═════ Data for processing

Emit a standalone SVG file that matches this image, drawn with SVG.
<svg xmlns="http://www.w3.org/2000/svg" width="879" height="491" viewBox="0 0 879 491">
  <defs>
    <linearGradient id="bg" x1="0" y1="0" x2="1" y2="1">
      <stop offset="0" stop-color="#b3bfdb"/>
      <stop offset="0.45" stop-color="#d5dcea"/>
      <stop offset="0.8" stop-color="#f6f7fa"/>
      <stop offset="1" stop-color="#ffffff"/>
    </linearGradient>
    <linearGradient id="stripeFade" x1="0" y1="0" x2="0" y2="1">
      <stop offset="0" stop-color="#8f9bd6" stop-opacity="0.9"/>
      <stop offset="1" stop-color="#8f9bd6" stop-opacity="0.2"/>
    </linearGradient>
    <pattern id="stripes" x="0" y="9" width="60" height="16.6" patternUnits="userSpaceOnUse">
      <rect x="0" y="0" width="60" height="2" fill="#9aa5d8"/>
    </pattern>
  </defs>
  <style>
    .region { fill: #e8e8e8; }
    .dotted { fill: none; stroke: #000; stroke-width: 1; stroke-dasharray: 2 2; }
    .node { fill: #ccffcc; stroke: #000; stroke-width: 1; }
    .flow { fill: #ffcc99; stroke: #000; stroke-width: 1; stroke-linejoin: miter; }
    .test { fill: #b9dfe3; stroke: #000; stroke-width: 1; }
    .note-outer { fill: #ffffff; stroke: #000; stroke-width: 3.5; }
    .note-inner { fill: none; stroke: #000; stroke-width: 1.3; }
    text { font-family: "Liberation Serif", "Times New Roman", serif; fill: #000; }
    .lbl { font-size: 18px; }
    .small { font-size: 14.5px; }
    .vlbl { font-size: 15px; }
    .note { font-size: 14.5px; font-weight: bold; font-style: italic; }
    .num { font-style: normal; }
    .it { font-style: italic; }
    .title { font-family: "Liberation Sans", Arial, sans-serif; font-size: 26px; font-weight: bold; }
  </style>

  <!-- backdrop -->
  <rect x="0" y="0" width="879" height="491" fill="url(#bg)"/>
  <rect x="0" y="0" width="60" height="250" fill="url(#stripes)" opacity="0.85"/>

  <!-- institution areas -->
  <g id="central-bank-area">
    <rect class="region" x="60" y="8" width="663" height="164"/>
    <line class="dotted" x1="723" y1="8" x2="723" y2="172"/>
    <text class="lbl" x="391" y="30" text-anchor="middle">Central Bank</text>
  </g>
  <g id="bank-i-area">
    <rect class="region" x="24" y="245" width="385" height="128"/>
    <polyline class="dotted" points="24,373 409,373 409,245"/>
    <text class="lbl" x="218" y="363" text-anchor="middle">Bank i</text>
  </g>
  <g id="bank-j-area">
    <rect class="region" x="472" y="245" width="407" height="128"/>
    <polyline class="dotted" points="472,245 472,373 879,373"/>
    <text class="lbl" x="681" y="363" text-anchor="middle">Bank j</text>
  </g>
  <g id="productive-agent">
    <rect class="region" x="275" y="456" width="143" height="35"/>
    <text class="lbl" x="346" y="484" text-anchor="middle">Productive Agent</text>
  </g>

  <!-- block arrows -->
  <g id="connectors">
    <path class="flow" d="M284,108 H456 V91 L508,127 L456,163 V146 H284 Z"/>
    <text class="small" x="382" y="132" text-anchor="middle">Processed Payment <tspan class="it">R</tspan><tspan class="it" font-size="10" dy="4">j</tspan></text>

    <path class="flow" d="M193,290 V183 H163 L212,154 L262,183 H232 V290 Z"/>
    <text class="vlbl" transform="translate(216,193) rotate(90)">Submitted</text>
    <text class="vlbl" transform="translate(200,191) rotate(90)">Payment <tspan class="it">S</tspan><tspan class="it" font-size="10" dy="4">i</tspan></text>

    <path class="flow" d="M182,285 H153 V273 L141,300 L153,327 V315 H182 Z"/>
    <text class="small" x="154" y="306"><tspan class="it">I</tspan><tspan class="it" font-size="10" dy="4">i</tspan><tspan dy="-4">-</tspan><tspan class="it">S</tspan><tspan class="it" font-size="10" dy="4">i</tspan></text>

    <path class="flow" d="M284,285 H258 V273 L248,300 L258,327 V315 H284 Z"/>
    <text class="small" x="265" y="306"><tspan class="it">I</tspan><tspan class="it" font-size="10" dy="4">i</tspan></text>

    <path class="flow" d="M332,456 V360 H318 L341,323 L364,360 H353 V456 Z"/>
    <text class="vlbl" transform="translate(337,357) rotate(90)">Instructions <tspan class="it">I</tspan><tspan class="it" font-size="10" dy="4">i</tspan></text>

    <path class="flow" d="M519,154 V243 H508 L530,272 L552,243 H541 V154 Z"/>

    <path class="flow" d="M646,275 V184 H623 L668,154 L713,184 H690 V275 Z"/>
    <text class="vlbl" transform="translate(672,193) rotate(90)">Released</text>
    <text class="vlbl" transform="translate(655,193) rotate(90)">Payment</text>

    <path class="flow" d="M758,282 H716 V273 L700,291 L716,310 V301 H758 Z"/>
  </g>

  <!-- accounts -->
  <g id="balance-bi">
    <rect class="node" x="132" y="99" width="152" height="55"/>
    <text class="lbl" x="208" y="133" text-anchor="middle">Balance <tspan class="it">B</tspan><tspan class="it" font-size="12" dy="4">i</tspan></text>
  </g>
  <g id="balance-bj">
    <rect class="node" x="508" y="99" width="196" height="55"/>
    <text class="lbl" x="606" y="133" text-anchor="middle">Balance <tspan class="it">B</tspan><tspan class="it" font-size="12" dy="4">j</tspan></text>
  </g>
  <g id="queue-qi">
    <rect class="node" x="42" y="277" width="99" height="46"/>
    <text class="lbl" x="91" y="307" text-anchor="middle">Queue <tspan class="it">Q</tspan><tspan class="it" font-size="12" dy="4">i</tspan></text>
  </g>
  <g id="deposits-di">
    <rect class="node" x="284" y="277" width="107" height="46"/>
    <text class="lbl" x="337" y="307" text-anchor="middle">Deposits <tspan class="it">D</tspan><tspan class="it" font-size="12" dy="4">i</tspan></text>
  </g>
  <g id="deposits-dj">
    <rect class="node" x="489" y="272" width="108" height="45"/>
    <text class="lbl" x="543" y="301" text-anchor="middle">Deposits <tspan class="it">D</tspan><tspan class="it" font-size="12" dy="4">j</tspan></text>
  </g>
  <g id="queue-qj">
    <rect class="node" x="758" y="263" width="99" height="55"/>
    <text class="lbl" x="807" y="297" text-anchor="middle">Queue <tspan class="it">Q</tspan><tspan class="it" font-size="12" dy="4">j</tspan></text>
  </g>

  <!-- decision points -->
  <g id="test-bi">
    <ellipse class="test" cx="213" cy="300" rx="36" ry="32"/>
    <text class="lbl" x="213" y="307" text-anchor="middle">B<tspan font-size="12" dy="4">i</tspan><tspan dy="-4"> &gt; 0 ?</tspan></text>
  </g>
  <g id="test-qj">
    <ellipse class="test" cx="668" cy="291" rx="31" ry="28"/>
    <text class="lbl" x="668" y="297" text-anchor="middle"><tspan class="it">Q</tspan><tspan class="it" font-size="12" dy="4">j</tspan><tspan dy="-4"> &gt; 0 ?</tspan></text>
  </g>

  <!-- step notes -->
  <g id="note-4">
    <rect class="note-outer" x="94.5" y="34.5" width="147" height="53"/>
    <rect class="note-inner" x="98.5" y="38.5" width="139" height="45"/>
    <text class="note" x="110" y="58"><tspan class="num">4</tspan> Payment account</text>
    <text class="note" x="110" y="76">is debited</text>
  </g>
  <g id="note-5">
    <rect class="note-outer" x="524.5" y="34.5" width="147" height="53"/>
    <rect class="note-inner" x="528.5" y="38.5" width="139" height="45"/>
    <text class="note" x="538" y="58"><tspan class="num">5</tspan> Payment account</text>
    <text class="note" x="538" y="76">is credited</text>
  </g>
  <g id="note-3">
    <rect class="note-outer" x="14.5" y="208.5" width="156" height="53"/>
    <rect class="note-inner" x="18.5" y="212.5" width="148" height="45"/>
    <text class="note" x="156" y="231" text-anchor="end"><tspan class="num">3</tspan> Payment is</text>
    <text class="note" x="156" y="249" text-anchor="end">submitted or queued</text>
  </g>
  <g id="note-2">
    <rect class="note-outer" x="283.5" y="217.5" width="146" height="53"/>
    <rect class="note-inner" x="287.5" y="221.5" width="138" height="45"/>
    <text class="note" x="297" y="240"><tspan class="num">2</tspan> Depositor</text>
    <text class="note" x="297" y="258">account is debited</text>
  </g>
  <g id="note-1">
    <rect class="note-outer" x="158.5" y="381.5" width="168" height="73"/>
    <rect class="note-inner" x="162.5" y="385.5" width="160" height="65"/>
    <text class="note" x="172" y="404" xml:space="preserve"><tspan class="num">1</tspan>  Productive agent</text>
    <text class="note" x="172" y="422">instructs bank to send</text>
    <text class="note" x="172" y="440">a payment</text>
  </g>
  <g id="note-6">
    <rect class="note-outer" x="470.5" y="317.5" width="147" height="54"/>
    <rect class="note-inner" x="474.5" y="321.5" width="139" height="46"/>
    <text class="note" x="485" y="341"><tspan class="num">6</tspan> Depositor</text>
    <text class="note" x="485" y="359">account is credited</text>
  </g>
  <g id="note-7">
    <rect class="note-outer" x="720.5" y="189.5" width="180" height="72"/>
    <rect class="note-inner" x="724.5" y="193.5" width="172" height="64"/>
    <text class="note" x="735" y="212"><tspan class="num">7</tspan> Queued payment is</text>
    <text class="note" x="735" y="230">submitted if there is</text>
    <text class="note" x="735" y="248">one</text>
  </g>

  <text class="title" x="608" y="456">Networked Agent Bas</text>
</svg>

══════════
═════ Data for processing

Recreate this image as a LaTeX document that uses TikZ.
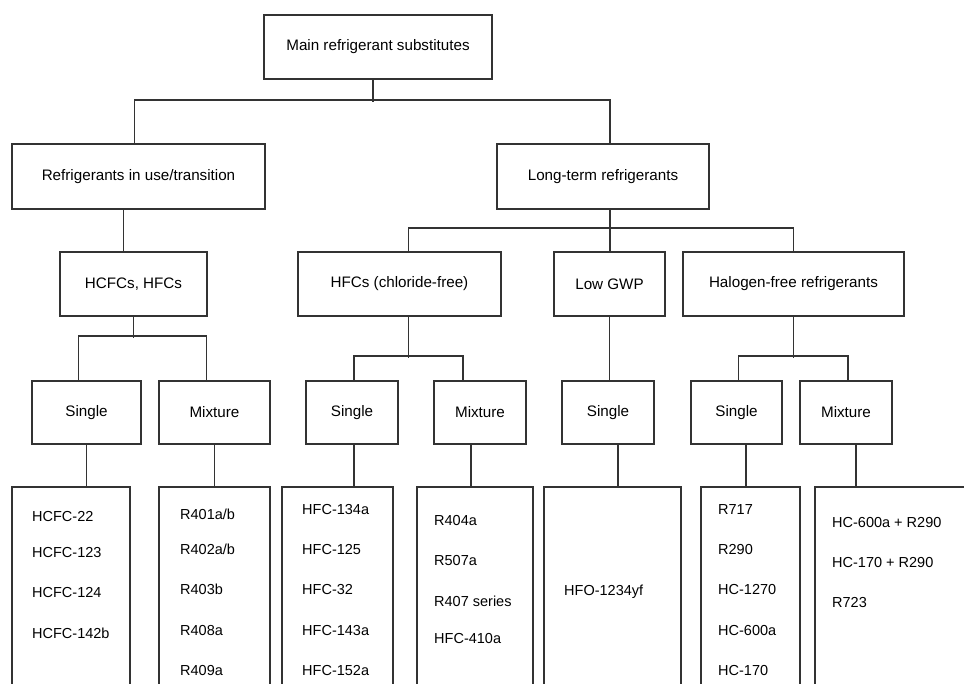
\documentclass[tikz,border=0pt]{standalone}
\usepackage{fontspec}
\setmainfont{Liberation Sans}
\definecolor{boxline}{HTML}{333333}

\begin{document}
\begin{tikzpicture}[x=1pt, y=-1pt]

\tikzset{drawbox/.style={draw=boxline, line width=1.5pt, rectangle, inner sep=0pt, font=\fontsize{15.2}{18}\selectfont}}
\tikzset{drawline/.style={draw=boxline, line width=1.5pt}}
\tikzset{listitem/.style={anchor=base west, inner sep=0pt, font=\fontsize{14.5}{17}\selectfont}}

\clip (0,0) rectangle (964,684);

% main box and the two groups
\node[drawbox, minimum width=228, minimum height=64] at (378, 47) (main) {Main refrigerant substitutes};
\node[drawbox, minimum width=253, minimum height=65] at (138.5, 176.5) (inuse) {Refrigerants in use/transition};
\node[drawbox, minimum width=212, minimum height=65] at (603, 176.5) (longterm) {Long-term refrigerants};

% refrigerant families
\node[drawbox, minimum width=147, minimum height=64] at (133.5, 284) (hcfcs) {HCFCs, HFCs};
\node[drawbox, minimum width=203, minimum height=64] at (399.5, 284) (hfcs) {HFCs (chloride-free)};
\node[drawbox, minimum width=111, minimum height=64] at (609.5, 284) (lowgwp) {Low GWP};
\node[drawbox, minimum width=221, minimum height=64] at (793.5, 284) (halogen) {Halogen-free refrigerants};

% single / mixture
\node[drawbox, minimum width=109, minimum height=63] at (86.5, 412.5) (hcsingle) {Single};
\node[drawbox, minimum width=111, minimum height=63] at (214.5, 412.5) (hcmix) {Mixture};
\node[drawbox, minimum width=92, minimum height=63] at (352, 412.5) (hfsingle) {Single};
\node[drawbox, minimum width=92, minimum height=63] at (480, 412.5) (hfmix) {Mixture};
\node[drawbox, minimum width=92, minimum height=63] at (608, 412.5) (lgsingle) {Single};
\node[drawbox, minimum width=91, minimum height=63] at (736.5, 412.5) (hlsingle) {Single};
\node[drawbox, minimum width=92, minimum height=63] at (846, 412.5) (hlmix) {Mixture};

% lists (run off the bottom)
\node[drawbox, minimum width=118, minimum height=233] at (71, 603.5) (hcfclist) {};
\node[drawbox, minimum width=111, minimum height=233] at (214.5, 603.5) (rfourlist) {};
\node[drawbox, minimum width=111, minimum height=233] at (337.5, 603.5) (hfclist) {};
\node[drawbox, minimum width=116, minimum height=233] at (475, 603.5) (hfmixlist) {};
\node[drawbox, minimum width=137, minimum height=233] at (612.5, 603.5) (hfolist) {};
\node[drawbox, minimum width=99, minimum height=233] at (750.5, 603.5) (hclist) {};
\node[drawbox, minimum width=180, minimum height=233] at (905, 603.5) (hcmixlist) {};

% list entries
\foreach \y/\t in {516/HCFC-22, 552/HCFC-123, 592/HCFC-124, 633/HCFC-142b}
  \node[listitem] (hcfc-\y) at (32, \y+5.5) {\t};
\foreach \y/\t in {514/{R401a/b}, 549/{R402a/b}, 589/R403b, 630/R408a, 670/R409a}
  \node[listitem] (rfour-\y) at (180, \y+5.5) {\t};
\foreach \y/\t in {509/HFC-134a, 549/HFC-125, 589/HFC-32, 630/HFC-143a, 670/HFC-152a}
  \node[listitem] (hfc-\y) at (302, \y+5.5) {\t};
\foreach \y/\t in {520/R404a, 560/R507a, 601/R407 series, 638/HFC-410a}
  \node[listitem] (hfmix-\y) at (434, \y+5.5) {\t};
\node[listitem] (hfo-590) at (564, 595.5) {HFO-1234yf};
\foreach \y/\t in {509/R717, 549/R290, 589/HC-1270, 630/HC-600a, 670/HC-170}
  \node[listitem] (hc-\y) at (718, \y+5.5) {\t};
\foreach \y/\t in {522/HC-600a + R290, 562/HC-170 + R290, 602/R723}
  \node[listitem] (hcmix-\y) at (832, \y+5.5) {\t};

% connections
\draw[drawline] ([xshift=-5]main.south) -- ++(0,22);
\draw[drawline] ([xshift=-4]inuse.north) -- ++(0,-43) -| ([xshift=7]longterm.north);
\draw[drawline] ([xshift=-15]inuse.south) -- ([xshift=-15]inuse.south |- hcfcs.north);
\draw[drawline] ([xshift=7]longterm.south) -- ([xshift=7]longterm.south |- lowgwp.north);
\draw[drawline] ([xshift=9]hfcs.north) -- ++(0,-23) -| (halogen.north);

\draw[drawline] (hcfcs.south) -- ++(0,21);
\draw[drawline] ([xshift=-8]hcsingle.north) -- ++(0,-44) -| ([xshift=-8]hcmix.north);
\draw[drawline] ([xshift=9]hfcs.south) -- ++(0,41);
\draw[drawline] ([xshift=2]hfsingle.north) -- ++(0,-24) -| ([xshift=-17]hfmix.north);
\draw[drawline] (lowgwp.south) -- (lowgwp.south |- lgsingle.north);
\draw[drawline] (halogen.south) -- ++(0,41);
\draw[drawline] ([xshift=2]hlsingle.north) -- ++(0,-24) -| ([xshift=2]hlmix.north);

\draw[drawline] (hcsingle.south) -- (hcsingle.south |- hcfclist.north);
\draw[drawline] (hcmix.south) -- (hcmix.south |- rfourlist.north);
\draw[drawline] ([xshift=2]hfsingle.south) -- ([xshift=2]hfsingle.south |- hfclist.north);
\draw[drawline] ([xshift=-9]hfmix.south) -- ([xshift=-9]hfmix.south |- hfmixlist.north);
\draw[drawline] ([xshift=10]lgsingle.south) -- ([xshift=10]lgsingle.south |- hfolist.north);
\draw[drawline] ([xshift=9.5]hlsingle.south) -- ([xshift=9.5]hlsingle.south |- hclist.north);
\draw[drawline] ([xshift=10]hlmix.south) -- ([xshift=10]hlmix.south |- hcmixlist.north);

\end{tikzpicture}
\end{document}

══════════

Written problem:
Only the lines between the line with "Recreate this image" and the line with "(0,0) rectangle (964,684);", inclusive, should be reproduced, exactly as written and without pictures.

Full answer:
Recreate this image as a LaTeX document that uses TikZ.
\documentclass[tikz,border=0pt]{standalone}
\usepackage{fontspec}
\setmainfont{Liberation Sans}
\definecolor{boxline}{HTML}{333333}

\begin{document}
\begin{tikzpicture}[x=1pt, y=-1pt]

\tikzset{drawbox/.style={draw=boxline, line width=1.5pt, rectangle, inner sep=0pt, font=\fontsize{15.2}{18}\selectfont}}
\tikzset{drawline/.style={draw=boxline, line width=1.5pt}}
\tikzset{listitem/.style={anchor=base west, inner sep=0pt, font=\fontsize{14.5}{17}\selectfont}}

\clip (0,0) rectangle (964,684);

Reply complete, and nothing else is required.